LETTERS: Reach out for resources
March 9, 2010
A 37-year-old mother of two, who has just started her pursuit of a Ph.D, approached me and said, “If you ever need anyone to go with you to a civic organization to talk about unintended pregnancy, I’d be willing to tell my story.”
I had just finished announcing efforts to determine what nontraditional messages might work to educate 18- to 30-year-old women about new birth control options, how to access them and why it’s important to plan when and how often to have children.
Tina’s message seemed pretty conventional at first: I didn’t talk about it then. I want to talk about it now. Maybe if I tell my story, this won’t happen to someone else.
In fact, her story was surprisingly unconventional. This young woman, identified by the newspaper as one of the leaders in her community, was offering to talk publicly about a subject still taboo at lunches.
Maybe if we openly talk about unintended pregnancy, we’ll send a clear message: We want you to be physically and emotionally healthy and strong. It’s your responsibility to ask your health care provider questions until you get the answers you need to prevent the chronic health problems that will plague Tina the rest of her life.
She was a freshman in college, with lots of family baggage that left her feeling insecure. She became sexually active. When she started bleeding continuously for a month, she called her family doctor. He assured her women her age bleed this way on occasion, — not to worry, — but contact him when she came home for spring break if she was still having problems.
A month later, when she started vomiting blood, she sought help at the emergency room in her college town, only to learn that a tubal pregnancy was close to erupting. She had no idea that she was pregnant. Gangrene had set in and she could have died. The result of her unintended pregnancy was that she lost some of her reproductive organs and parts of other vital internal organs.
Later she married, and is now a mother, but she’s plagued with chronic health problems because she didn’t have the information she needed to make informed decisions. Her parents, school and health care professional hadn’t prepared her the realities of leaving home — she might decide to have sex and, if she makes that decision, she should be prepared. Her doctor assumed that a college-aged woman he had known was not having sex.
Because of the stigma of pregnancy in the ’80s, her mother made up a story to tell friends and family in their small town about Tina’s intestinal “illness.”

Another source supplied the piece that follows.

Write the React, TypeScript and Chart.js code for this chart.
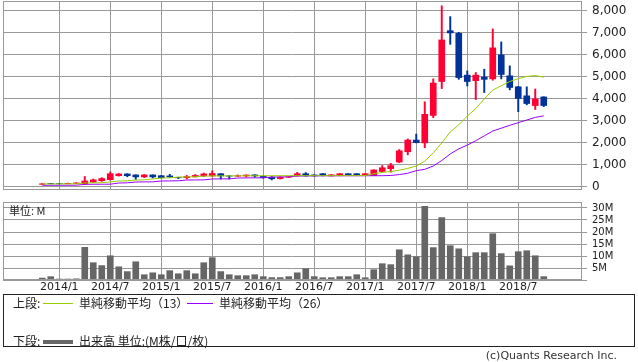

“Maybe I’m old enough to talk about it publicly now,” she said. She and her husband have talked about how they will share Tina’s story with their daughters, who will soon be old enough to hear and learn from it.
None of us is too old or too young to talk about health issues. Pregnancy planning should be just as much a part of the health care discussions at the dinner table, in the legislature and in Congress as getting vaccinations, learning how to eat healthily to avoid diabetes or coughing into our sleeves to prevent the spread of the H1N1 flu.
When I was ready to publish Tina’s story, I talked with her again to be sure she still felt okay with it. She did, but she needed to talk with her mother to get some closure, because they’d never resolved the secrecy surrounding her pregnancy and emergency surgery. As it turns out, her mother is not ready.
As a result, I changed the woman’s name to protect her mother’s privacy, but it also changes the point of telling her story. It’s no longer a story about shedding the stigma and shame of unintended pregnancy, but a story that highlights the ambivalence we feel about this issue. In this case, a woman of one generation wants to talk about it, but the other does not.
Christie Vilsack is executive director of the Iowa Initiative to Prevent Unintended Pregnancies.